Story: The well-to-do Duncans of Main Line, Philadelphia seem to live in a TV sitcom from the ‘50s. Arthur is a bank president, his wife Grace spends her days dressed in heels and jewelry on shopping sprees and daughter Emma is a bundle of frazzled nerves from her wide eyes down to her bobby socks. She desperately longs for boyfriend Tommy to pop the question so they can get married and she can start her own idyllic family. Instead, Grace orders Tommy to put on a maid’s uniform and get busy with his new chores, since she’s unimpressed that he’s a waiter.
Then, wouldn’t you know it, Todd turns up. Seems that Todd is Emma’s older brother, but since he’s been gone for five years or so the late-teenish Emma can’t remember who he is. Arthur recognizes him as Buzz, his son who loves baseball, except when Arthur remembers that he’s the one who loved the Philadelphia Phillies when he himself was a kid.
Todd has returned home because he has AIDS and really has nowhere else to go. Grace welcomes Todd in her own tipsy way, Todd puts the moves on Tommy and Arthur shows unhealthy concern for Emma. Then, everything really turns strange when Todd starts constructing a dinosaur in the living room from bones he has found in the yard. This is Todd’s world, and welcome to it.
Highlights: Nicky Silver, an angry young playwright when Pterodactyls first was produced in 1993, has mellowed over time, as witness his scathingly funny bouquet to the dysfunctional American family in his 2012 effort, The Lyons, which Max & Louie Productions presented last summer.
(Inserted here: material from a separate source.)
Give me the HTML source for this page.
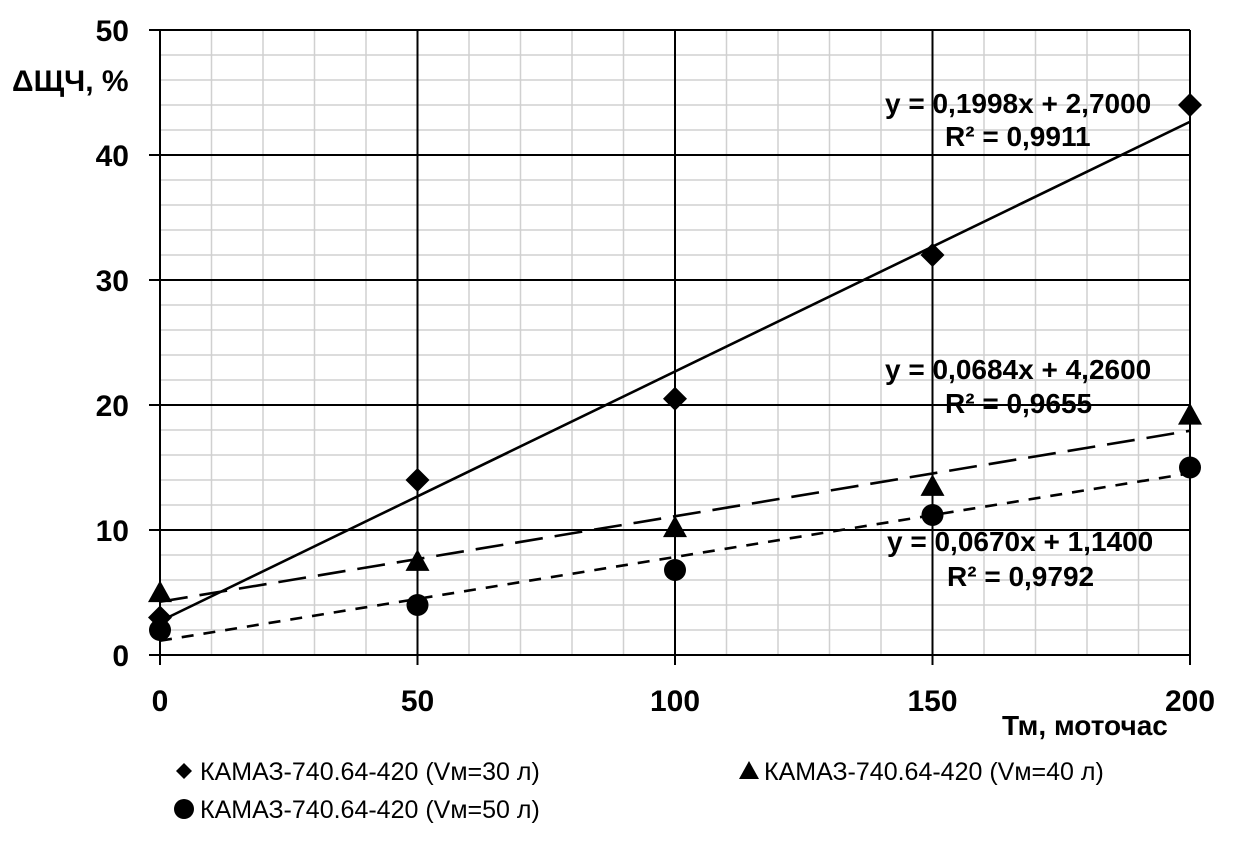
<!DOCTYPE html>
<html><head><meta charset="utf-8"><style>
body{margin:0;background:#fff}
svg{display:block}
text{font-family:"Liberation Sans","DejaVu Sans",sans-serif;fill:#000}
.tk{font-size:30px;font-weight:bold}
.ax{font-size:28px;font-weight:bold}
.eq{font-size:28px;font-weight:bold}
.lg{font-size:25px}
</style></head><body>
<svg id="c" width="1237" height="845">
<g id="grid"></g>
<g id="marks"></g>
<g id="labels"></g>
</svg>
<script>
const xs=[0,50,100,150,200];
const s30=[3,14,20.5,32,44];
const s40=[5,7.5,10.2,13.5,19.2];
const s50=[2,4,6.8,11.2,15];
const fits=[[0.1998,2.7],[0.0684,4.26],[0.067,1.14]];
const xTicks=[0,50,100,150,200];
const yTicks=[0,10,20,30,40,50];
const X=v=>160+v*(1030/200), Y=v=>655-v*12.5;
const NS='http://www.w3.org/2000/svg';
function mk(p,t,a){const e=document.createElementNS(NS,t);for(const k in a)e.setAttribute(k,a[k]);p.appendChild(e);return e;}
const g=document.getElementById('grid'),m=document.getElementById('marks'),l=document.getElementById('labels');
for(let v=0;v<=200;v+=10){if(v%50){const e=mk(g,'line',{x1:X(v),x2:X(v),y1:Y(0),y2:Y(50),stroke:'#d0d0d0','stroke-width':1.5});}}
for(let v=0;v<=50;v+=2){if(v%10){const e=mk(g,'line',{x1:X(0),x2:X(200),y1:Y(v),y2:Y(v),stroke:'#d0d0d0','stroke-width':1.5});}}
xTicks.forEach(v=>{const e=mk(g,'line',{x1:X(v),x2:X(v),y1:Y(50),y2:Y(0)+10,stroke:'#000','stroke-width':2});
const t=mk(l,'text',{x:X(v),y:711,'text-anchor':'middle',class:'tk'});t.textContent=v;});
yTicks.forEach(v=>{const e=mk(g,'line',{x1:X(0)-11,x2:X(200),y1:Y(v),y2:Y(v),stroke:'#000','stroke-width':2});
const t=mk(l,'text',{x:129,y:Y(v)+11,'text-anchor':'end',class:'tk'});t.textContent=v;});
const dashes=['none','28 12','12 10'];
fits.forEach((f,i)=>{const e=mk(m,'line',{x1:X(0),y1:Y(f[1]),x2:X(200),y2:Y(f[0]*200+f[1]),stroke:'#000','stroke-width':2.6,'stroke-dasharray':dashes[i]});});
function diamond(p,x,y,r){return mk(p,'polygon',{points:`${x},${y-r} ${x+r},${y} ${x},${y+r} ${x-r},${y}`});}
function tri(p,x,y,r){return mk(p,'polygon',{points:`${x},${y-r} ${x+r},${y+r*0.8} ${x-r},${y+r*0.8}`});}
xs.forEach((x,i)=>{
const a=diamond(m,X(x),Y(s30[i]),12);
const b=tri(m,X(x),Y(s40[i]),12);
const c=mk(m,'circle',{cx:X(x),cy:Y(s50[i]),r:11});
});
</script>
<script>
const L=document.getElementById('labels');
const items=[
['eq','y = 0,1998x + 2,7000',885,113,'equation-v30'],['eq','R² = 0,9911',945,146,'r2-v30'],
['eq','y = 0,0684x + 4,2600',885,379,'equation-v40'],['eq','R² = 0,9655',945,413,'r2-v40'],
['eq','y = 0,0670x + 1,1400',887,551,'equation-v50'],['eq','R² = 0,9792',947,586,'r2-v50'],
['tk','ΔЩЧ, %',12,91,'y-axis-title'],['ax','Тм, моточас',1002,735,'x-axis-title'],
['lg','КАМАЗ-740.64-420 (Vм=30 л)',200,780,'legend-entry-v30'],
['lg','КАМАЗ-740.64-420 (Vм=40 л)',764,780,'legend-entry-v40'],
['lg','КАМАЗ-740.64-420 (Vм=50 л)',200,818,'legend-entry-v50']];
items.forEach(it=>{const t=document.createElementNS('http://www.w3.org/2000/svg','text');t.setAttribute('x',it[2]);t.setAttribute('y',it[3]);t.setAttribute('class',it[0]);t.textContent=it[1];


L.appendChild(t);});
const d=diamond(L,184,771,8);
const tr=tri(L,749,771,10);
const ci=document.createElementNS('http://www.w3.org/2000/svg','circle');ci.setAttribute('cx',184);ci.setAttribute('cy',809);ci.setAttribute('r',10);L.appendChild(ci);


</script>
</body></html>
That’s a better written effort than Pterodactyls, but there’s enough meat on the bones, so to speak, of Pterodactyls to enable director Milton Zoth to carve out a well-wrought production by St. Louis Actors’ Studio now being performed at the Gaslight Theater. The abundant laughs in the first act serve as a welcome buffer for the dark, sordid goings-on that follow intermission.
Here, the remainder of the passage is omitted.